Over the years, Grant maintained 130 episodes of “Sky King” were filmed, and that many negatives were lost in a warehouse fire, but facts indicate only 72 were actually ever made.

Of the popular series, Kirby Grant has said, “We portrayed a family unit even though it was an uncle, niece and nephew. Anything I can do to instill the idea of settling disputes peacefully in the minds of my young audience is of paramount importance. I tried to remain responsive to my image. I did enjoy a drink, but I never took one near kids. I never smoked near them and I watched my language. It all had the tendency to make a better person of me. I tried to live up to the character I portrayed. I think kids need a knight in shining armor. They’ll grow up and find things different, but it doesn’t hurt to have heroes while they’re young. Role models aren’t there anymore. If I never do anything else in my life, at least I know I’ve accomplished something good. I’ve had young people in their 30’s come up to me and say, ‘I’m in military flying or I’m a commercial pilot or somehow engaged in the aircraft industry, only because I watched your show.’ That makes me feel good, to think I’ve done something very constructive.”

Carson and Barnes Circus poster announcing  personal appearance of Kriby Grant as Sky King.Grant was part owner and star of Carson and Barnes Circus from ‘65-‘70. He operated Sky King Youth Ranch of America in the ‘70s, then worked in public relations at Sea World in Florida.

Kirby died in a one car accident in Florida in ‘85 at 73 as he was driving to Kennedy Space Center to watch the launch of the ill-fated Challenger space shuttle.
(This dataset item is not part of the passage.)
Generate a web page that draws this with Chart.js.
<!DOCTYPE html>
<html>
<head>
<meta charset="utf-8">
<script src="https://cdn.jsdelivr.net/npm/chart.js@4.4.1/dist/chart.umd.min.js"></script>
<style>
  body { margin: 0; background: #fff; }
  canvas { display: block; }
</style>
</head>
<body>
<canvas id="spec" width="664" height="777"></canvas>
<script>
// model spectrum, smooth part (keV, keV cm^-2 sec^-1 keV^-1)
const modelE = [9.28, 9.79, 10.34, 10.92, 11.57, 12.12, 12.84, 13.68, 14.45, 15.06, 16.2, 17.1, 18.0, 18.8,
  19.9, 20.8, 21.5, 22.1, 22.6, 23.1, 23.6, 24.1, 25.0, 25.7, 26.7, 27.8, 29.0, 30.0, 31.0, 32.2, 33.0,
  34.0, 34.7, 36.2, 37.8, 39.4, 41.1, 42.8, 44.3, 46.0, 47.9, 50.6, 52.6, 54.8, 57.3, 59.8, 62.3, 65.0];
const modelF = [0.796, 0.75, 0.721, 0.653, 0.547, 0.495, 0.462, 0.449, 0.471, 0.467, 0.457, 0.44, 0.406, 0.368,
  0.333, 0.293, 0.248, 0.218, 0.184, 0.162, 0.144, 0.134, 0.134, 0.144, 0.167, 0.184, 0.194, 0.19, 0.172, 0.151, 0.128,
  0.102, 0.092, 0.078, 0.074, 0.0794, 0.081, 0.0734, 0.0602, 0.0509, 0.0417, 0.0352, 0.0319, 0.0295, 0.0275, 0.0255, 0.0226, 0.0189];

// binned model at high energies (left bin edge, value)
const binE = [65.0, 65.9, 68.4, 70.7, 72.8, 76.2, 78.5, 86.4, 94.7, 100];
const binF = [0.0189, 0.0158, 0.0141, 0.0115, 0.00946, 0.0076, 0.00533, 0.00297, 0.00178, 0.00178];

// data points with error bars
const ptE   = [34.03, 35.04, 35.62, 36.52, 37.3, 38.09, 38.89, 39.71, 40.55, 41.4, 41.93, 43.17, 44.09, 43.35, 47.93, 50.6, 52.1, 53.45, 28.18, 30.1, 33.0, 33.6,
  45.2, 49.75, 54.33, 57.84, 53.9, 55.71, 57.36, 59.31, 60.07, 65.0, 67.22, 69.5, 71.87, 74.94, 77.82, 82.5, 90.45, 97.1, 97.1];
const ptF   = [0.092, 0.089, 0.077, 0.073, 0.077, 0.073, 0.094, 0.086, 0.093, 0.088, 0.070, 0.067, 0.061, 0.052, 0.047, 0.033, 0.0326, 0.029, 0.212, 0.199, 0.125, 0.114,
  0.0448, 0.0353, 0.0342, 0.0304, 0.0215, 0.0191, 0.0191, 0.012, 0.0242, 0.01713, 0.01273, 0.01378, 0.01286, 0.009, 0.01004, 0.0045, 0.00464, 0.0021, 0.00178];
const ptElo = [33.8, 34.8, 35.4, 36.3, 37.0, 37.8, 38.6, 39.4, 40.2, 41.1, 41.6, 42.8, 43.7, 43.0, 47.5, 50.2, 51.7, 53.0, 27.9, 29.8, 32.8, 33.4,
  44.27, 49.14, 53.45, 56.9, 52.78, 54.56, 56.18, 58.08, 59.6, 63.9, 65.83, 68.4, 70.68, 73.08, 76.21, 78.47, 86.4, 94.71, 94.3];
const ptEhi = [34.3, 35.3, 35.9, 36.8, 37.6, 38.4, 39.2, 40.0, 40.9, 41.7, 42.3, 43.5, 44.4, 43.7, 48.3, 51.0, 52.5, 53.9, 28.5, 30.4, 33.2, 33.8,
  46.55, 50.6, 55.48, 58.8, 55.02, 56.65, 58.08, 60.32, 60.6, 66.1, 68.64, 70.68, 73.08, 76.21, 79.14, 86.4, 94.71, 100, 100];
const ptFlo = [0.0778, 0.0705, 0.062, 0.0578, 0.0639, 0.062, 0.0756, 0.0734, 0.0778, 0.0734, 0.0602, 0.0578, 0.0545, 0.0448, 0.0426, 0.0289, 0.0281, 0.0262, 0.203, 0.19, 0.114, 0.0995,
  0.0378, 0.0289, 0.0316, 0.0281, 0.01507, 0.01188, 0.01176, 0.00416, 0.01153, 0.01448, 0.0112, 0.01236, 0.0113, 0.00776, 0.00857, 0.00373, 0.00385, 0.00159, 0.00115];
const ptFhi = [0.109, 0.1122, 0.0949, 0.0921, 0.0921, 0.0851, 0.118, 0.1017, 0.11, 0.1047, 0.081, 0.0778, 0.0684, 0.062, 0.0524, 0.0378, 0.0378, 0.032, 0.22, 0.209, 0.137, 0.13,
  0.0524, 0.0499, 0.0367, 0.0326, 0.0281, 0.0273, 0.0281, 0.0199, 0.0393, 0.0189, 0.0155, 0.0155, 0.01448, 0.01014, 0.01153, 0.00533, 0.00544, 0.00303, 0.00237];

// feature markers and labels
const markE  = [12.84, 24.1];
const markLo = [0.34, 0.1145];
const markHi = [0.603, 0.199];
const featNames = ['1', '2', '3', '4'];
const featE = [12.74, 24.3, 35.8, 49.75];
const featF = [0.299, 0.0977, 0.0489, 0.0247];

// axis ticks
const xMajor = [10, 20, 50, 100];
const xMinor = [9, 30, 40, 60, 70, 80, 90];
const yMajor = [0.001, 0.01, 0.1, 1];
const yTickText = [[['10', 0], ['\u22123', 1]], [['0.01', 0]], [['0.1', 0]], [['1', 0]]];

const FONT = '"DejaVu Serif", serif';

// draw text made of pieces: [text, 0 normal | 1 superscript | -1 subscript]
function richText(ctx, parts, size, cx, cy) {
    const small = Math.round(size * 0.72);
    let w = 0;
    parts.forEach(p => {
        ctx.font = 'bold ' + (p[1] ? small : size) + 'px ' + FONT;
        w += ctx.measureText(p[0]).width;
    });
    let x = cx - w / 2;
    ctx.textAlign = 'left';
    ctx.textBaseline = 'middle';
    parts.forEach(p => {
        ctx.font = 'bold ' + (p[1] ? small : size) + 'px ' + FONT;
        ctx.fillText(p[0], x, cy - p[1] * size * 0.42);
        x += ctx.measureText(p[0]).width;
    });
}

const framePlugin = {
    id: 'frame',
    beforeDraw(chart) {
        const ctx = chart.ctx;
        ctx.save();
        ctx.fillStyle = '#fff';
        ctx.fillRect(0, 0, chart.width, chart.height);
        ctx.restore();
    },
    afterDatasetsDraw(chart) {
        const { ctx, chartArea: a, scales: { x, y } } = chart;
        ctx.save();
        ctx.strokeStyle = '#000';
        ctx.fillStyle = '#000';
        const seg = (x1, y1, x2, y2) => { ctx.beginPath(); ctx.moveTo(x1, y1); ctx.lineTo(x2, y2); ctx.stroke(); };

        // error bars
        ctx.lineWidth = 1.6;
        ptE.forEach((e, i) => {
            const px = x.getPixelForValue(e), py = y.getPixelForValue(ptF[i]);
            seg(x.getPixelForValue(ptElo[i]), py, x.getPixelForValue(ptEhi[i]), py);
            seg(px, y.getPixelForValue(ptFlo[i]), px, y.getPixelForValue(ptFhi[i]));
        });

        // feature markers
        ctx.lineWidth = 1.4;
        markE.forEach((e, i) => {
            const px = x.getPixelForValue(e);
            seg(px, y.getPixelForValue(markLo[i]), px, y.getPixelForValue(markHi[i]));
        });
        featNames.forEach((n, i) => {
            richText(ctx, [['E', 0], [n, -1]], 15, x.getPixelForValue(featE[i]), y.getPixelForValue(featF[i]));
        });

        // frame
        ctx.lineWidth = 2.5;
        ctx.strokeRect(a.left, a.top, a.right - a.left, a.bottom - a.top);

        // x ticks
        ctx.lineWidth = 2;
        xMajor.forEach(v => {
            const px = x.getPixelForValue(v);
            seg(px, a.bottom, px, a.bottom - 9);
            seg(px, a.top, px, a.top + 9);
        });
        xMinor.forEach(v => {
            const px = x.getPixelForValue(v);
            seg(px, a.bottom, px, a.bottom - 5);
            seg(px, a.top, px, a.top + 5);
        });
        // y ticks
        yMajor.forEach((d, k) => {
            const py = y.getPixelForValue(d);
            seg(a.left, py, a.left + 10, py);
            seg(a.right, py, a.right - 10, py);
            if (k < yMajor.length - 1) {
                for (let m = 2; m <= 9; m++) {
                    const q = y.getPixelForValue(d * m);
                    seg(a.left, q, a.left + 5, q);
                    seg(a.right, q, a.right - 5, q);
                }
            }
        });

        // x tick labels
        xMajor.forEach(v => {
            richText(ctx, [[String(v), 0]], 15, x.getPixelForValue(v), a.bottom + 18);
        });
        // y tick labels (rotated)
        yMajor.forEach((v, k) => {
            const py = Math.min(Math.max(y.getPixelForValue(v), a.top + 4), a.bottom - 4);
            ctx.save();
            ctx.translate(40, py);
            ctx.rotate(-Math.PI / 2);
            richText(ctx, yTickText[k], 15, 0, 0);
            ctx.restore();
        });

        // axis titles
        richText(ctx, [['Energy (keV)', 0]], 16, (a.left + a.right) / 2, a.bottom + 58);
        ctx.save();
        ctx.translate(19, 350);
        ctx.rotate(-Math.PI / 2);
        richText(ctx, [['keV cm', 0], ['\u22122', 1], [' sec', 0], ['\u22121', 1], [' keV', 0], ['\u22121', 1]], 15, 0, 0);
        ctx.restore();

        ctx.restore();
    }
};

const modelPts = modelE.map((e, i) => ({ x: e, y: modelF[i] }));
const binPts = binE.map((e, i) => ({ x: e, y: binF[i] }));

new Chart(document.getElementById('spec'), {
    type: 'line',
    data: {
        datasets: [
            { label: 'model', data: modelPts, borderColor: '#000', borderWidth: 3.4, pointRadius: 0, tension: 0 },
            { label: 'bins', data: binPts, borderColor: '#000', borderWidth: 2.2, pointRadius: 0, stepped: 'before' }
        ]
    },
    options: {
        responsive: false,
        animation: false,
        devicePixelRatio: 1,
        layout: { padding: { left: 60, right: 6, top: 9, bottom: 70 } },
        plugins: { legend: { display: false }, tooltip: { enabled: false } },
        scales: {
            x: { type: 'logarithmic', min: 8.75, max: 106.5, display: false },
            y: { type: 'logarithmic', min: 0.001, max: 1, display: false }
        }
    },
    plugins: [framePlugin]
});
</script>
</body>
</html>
Aerial footage on “Sky King” was handled by aviation instructor/stuntman Paul Mantz, a one time advisor to aviatrix Amelia Earhart. Grant once told me, “Some of that hairy flying; he made me look awfully good.” In ‘61, Mantz teamed with fellow movie stunt pilot Frank Tallman and formed Orange County Airport-based Tallmantz Aviation.

Sky King (Kirby Grant) approves as Penny (Gloria Winters) touches up the lettering on The Songbird.To Gloria Winters, Kirby was “Uncle Sky”. She once told us, “The relationship lasted all our lives. Kirby was the ultimate. He was serious about seeing things done right, but he also had a sense of humor. We did personal appearances together. Kirby sang…and I was a singer, so we did a solo and a number together and traveled all around, even after the series ended. Ewing Mitchell, who played the sheriff, had a ranch near our home in Rancho Santa Fe, CA. He’d ride in the parades every New Year’s Day. Everybody was a huge tease. They’d pull all kinds of tricks. I was the victim and I loved it. The (Flying Crown) ranch was out in Apple Valley (in the Roy Rogers museum area). Interiors were shot at a studio on Las Palmas below Santa Monica Blvd. Also the McGowan Brothers (later producers) had a studio on La Brea. We also filmed at the Old Chaplin Studios near Goldwyn.”
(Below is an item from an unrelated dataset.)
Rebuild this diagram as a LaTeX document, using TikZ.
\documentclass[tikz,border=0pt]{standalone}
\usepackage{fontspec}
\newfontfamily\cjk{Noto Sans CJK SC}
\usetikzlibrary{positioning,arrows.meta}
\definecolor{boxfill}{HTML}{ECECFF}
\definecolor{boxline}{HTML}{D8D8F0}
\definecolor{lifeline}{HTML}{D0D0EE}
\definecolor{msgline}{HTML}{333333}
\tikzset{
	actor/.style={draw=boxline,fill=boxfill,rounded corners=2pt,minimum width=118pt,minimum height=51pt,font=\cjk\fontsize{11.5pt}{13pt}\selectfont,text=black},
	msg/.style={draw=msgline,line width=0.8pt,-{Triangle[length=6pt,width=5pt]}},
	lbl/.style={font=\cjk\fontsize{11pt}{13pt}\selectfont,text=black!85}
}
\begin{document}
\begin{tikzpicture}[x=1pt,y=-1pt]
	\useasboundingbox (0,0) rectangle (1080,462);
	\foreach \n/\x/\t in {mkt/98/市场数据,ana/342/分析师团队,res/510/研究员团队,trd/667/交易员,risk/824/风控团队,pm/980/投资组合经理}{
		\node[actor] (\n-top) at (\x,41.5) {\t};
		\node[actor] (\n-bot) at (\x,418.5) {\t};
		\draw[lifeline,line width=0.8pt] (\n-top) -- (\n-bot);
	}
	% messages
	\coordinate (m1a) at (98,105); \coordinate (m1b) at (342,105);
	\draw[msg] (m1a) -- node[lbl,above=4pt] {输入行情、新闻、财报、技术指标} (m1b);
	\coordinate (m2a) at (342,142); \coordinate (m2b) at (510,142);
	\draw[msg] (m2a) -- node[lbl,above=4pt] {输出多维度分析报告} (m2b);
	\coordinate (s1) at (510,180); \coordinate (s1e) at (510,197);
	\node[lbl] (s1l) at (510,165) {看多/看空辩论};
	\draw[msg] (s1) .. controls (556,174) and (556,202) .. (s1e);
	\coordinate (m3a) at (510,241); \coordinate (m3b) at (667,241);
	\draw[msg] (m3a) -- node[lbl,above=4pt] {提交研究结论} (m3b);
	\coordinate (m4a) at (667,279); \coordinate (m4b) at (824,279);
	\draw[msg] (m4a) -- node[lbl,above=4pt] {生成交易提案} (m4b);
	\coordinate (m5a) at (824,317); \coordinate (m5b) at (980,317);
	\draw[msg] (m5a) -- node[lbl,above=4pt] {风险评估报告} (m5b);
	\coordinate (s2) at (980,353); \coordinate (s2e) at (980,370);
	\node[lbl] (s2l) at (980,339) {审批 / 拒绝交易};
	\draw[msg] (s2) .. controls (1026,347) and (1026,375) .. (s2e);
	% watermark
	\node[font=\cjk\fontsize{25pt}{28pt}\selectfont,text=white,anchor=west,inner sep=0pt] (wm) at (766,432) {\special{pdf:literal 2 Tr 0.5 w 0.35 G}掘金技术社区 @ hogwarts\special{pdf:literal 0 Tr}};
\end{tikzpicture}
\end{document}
Gloria married the series’ sound man, Dean Vernon. “Kirby and I would get in the airplane mock-up and do scenes from this show and that show—and we’d be in there forever. A lot of times we just wouldn’t want to get out of the plane. We’d be talking away…well, the microphone boom man started to like me, but I really didn’t know he was there at first. (Laughs) That’s how we met.”

Ron Hagerthy became owner of a Newport Beach, CA, real estate investment company. He remembers, “I was drafted into the Army…spent two years. When I came back they were just getting ready to start ‘Sky King’ again. I didn’t go back. I went under contract to ABC and worked in a lot of other things until the ‘60s, but ‘Sky King’ is what people remember most. The show had horses, airplanes, it had different age brackets…different things for different people.”

Chubby Johnson played Flying Crown ranch foreman Jim Bell in early episodes. Johnson died in ‘74 at 71.

Prolific character actor Ewing Mitchell assumed the role of Mitch, the Sheriff, in later episodes. Mitchell died after a fall from a ladder in ‘88. He’d been a successful Broadway star and popular baritone singer in the ‘30s, only appearing in films and TV after moving to San Diego and being introduced into the business by his good friend, veteran heavy Gregg Barton, who told us, “He was an avid horseman and his pride was his many appearances in parades with all the silver trappings, particularly the Rose Parade.”

In much later episodes, two juveniles played young friends of Sky and Penny. Terry Kelman was Davey, Gary Hunley was Mickey. Kelman was later in “Bus Stop” and “Kathy O”. Hunley appeared in “Carnival Rock” and “Legend of Tom Dooley”, but nothing has been heard from them since.